Thursday, 22 May 2014

Book Review: The Ragged Trousered Philanthropists By Robert Tressell....

Fairly recently I was browsing through my union membership magazine and it had a regular section that introduced the reader to their local union reps, with various questions about favourite TV shows, cars, food, political influences etc etc, standard trade magazine fare. 

As you can imagine, being a CFMEU publication (Australia's construction industry union), lots of the answers revolved around AFL teams, Holden utes and left-wing historical political figures, but there was one entry that stood out for me.  One of the reps had ignored the 'TV programme' question and listed his favourite book instead, The Ragged Trousered Philanthropists by Robert Tressell. 

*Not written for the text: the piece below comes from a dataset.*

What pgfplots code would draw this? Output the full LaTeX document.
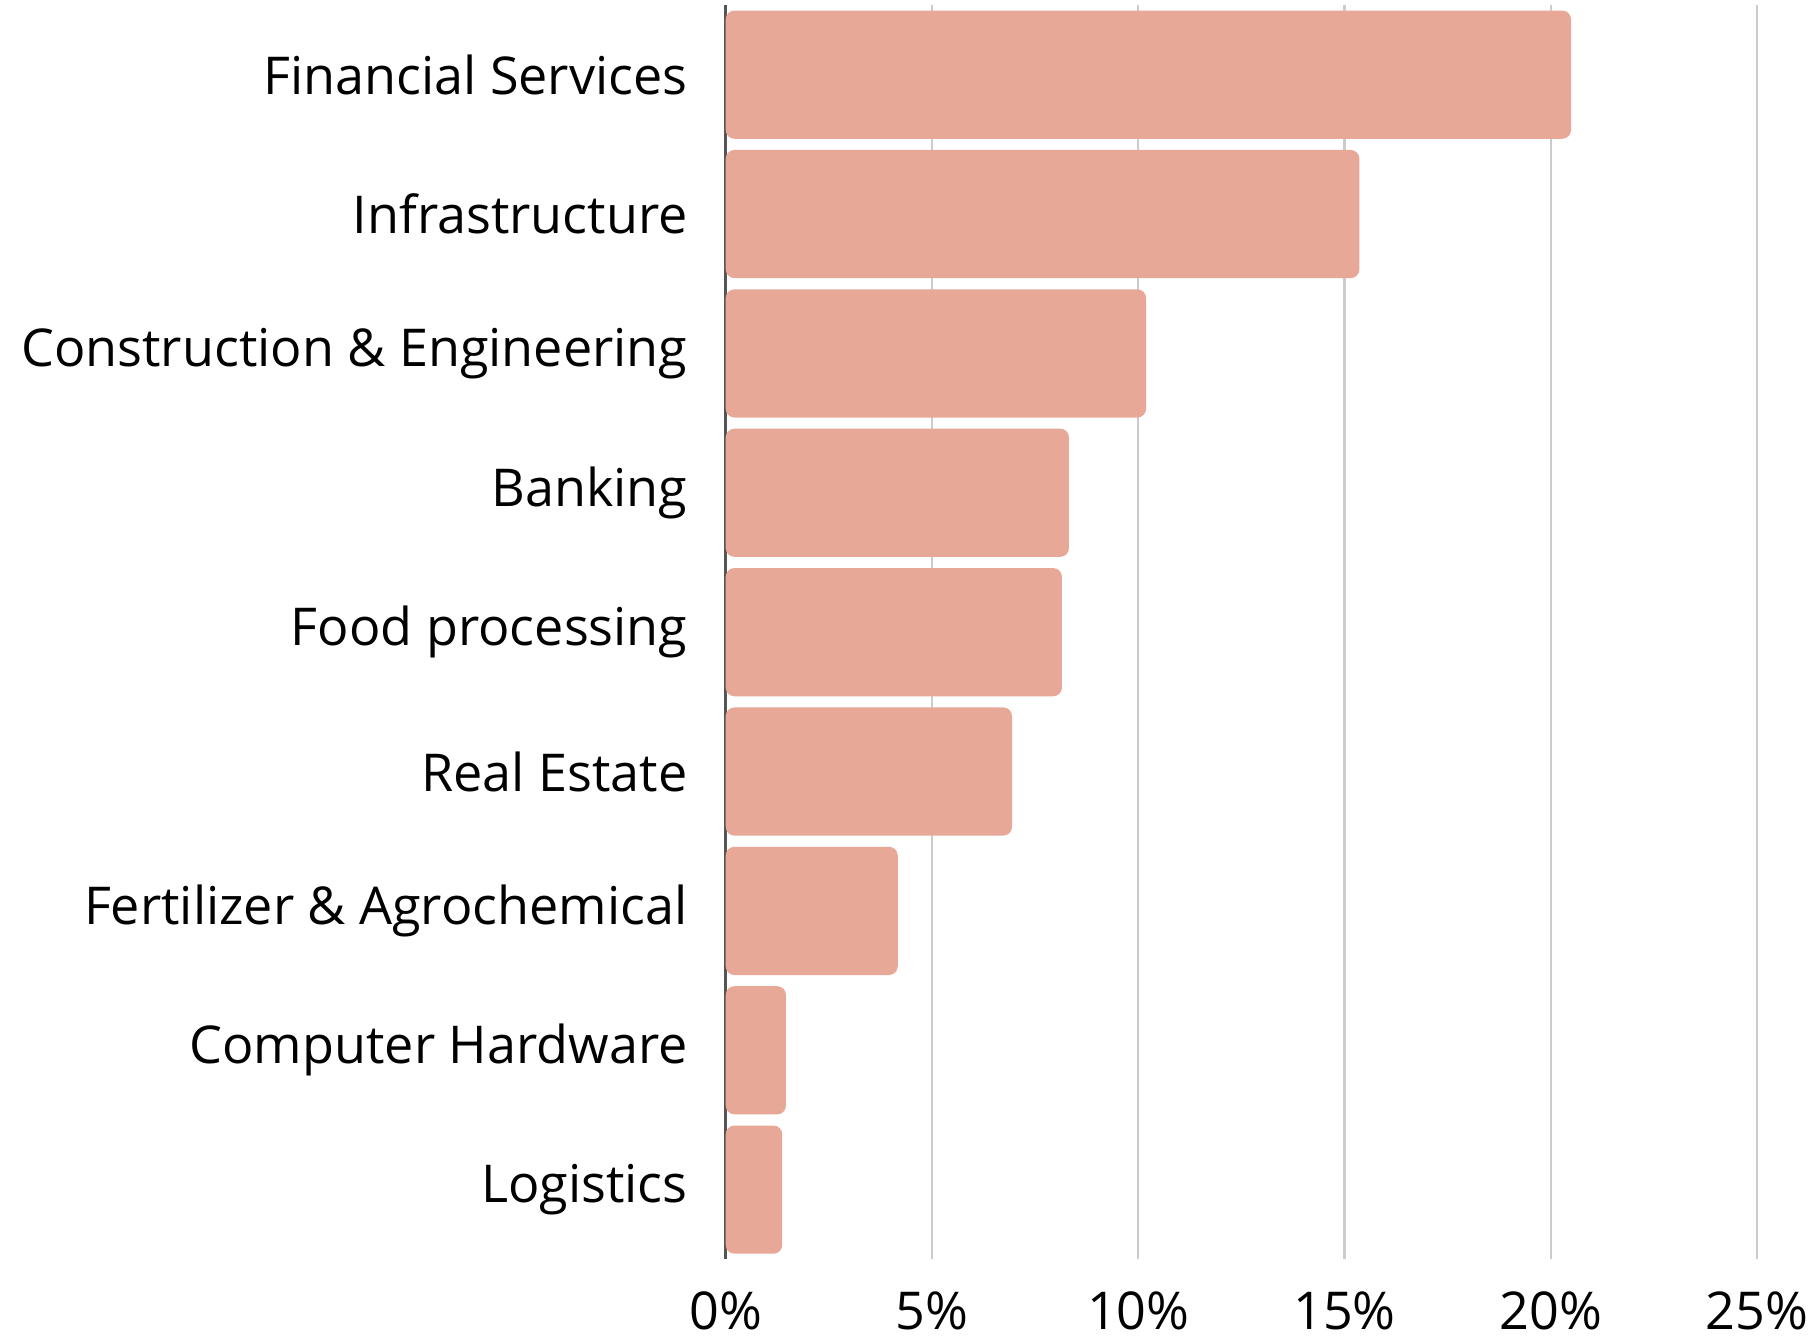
\documentclass[border=0pt]{standalone}
\usepackage{fontspec}
\setmainfont{Open Sans}
\usepackage{pgfplots}
\usepackage{pgfplotstable}
\pgfplotsset{compat=1.18}
\definecolor{barfill}{RGB}{232,168,152}
\definecolor{gridgray}{RGB}{204,204,204}
\definecolor{axisgray}{RGB}{85,85,85}

% sector shares, top to bottom (y = 8 is the top bar)
\pgfplotstableread{
y share
8 20.49
7 15.36
6 10.19
5 8.32
4 8.15
3 6.94
2 4.17
1 1.46
0 1.37
}\sectors

\begin{document}
\begin{tikzpicture}
% bars are plotted one unit to the right and the axis starts at 1,
% so the rounded left ends of the bars are clipped away at the 0% line
\begin{axis}[
    at={(0,0)}, anchor=south west,
    scale only axis,
    width=10.36cm, height=12.6cm,
    set layers,
    xbar, bar shift=0pt, bar width=0.92,
    xmin=1, xmax=26,
    ymin=-0.5, ymax=8.5,
    xtick={1,6,11,16,21,26},
    xticklabels={0\%,5\%,10\%,15\%,20\%,25\%},
    ytick={0,...,8},
    yticklabels={Logistics,Computer Hardware,Fertilizer \& Agrochemical,Real Estate,Food processing,Banking,Construction \& Engineering,Infrastructure,Financial Services},
    major tick length=0pt,
    tick label style={font=\fontsize{14.9}{18}\selectfont},
    xticklabel style={yshift=-0.2cm},
    yticklabel style={xshift=-0.26cm},
    axis lines=left,
    x axis line style={draw=none},
    y axis line style={axisgray, line width=0.8pt, -},
    xmajorgrids,
    grid style={gridgray, line width=0.6pt},
    clip=true,
]
\addplot[draw=none, fill=barfill, rounded corners=2.5pt] table[x expr=\thisrow{share}+1, y=y] {\sectors};
\end{axis}
\path (-7.29,-0.72) rectangle (10.88,12.65);
\end{tikzpicture}
\end{document}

As if by the intervention of some sort of left-wing non-religious-based 'supreme being', I happened across a tatty copy from the 1950's at Clunes Booktown a couple of weeks ago, so of course, I simply had to have it! Widely regarded as a classic of working class literature, the piece is a novel released in 1914, three years after the authors death in 1911. Tressell (a play on the work bench used by painters and decorators) was a pen name, used to avoid a political backlash by Robert Noonan, a Dublin born house painter. Actually benefiting from a reasonably good education himself, Noonan had spent much of his life in South Africa before relocating back to the UK in the early twentieth century. 

The story revolves around a group of characters from the fictional town of Mugsborough, based on Noonan's home of Hastings. The workers at Rushton's painting and decorating company are the great downtrodden masses, the bullying foremen, and the simpering toadies who suck up to the bosses, with the exception of Owen, a socialist who tries to explain the system under which they all live to his less educated workmates, to very little positive end. 



Written at the time when trade union and labour movements were just beginning to gain a little ground in the political landscape of Britain, it is an eye-opening tale of the social inequality of the time. Interestingly I read much of this during my own lunch breaks at work on a building site and many of the themes and attitudes of the working class group scenes has changed remarkable little, in spite of the vastly improved conditions such workers now enjoy. 

If you are interested in social history, political history, the class divide, working class politics both left and right, this sometimes naively written novel is well worth a look.